No novo planejamento contingencial muito mais coisas devem ser feitas por antecipação, em especial, nas áreas de formação de recursos humanos, ciência, tecnologia e marketing. A justificação para as três primeiras, é mais ou menos óbvia, entretanto, por que marketing? Porque esta é a área que deverá ser a mais atingida numa ocorrência catastrófica, em razão de seus vínculos viscerais com o inconsciente e com a cultura, vínculos estes que terão que ser alvo de transformações radicais.
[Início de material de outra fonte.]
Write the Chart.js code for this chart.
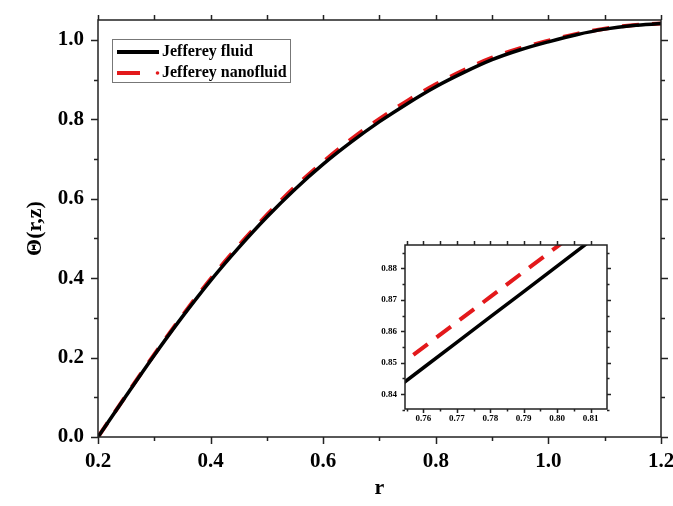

Para um melhor entendimento deste problema, vale a pena dar uma vista de olhos em nosso artigo no número anterior de DECIDIR, acerca dos métodos, em particular do denominado método hermenêutico.
Antes de concluir, vale a pena darmos uma palavra sobre modelos econômicos e empresariais. A maioria dos modelos econométricos de hoje são modelos de ajustamento pela média, vale dizer, em que se procede a adequação do formal à realidade ajustando-o ao passado real estatisticamente. Os modelos adequados para servirem de ferramenta ao planejamento contingencial devem ser modelos que colem perfeitamente ao dados reais passados e as diferenças englobadas em variáveis completamente aleatórias. Também devem ser modelos não lineares ou de saturação ao invés de médias. Estes modelos podem muito bem antecipar rupturas estruturais. A previsão das características da estrutura emergente tem que ficar por conta de outro modelo de maior generalidade, onde certamente os aspectos culturais ganham maior peso.